Army Helicopter Pilot
While flight school had its challenges she didn’t feel they were gender-related until she went to her first operational unit. There were 120 male pilots and her. There had never been women and some people did not know how to treat her. Some were too nice, others too mean, and then the people who were normal. She had a great Commander and Platoon Sgt. She ended up leaving that unit because she wanted the opportunity to deploy to Bosnia and her sister battalion had been chosen for that mission. Part of her experience in Bosnia in her book The Grit Factor and how the experiences she learned from it helped her.
She also deployed to Korea for a year, which was not the assignment she was hoping for. And when she had her leave she decided to travel instead of coming home stateside. Traveling to Australia and China after that coming back to the Army base was almost unbearable. She was ready to leave the Army but still had to finish her commitment. Even though, she tried to extend in Korea the Army sent her to Fort Bliss. There she worked to help plan exercises and was on a month home a month gone rotation.

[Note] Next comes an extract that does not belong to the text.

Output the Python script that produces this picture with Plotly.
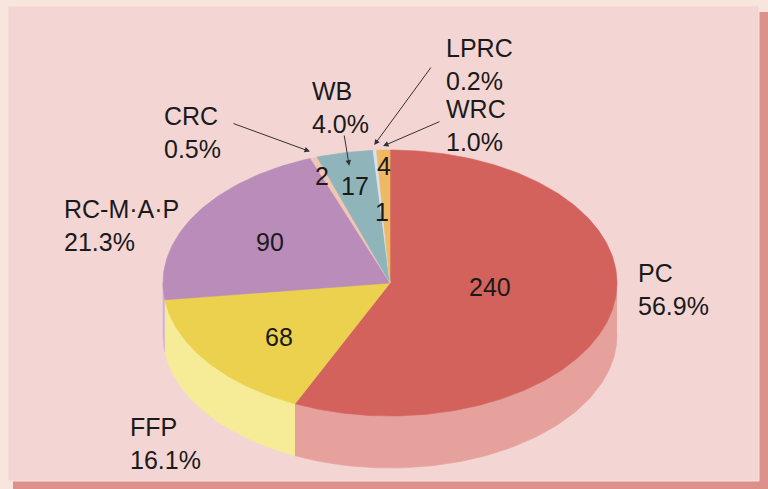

The general she worked for asked what she needed to stay in the Army and she told him her dream assignment and follow on. He made it happen but she decided to turn it down and leave the military in July 2001.
Transitioning out of the military
Shannon struggled with finding her purpose after serving. Especially after the attacks on September 11th. She thinks about how much her life changed by leaving the military before that event happened. But she wanted a family and not the travel and challenges Army life meant for being a mom. She worked in corporate America for a time. And then with the tragic accident of her parent’s death by a Grizzle Bear in Alaska, she began to pursue writing from more than a hobby and published her first book North of Hope.
She found a passion for writing and helping others. Then she was asked by a Lieutenant if she would be her mentor. This led to her starting to think of the ways she could help not only this young lady but others who needed mentorship. From that experience, she created the Grit Insitute, which led to her second book, The Grit Factor.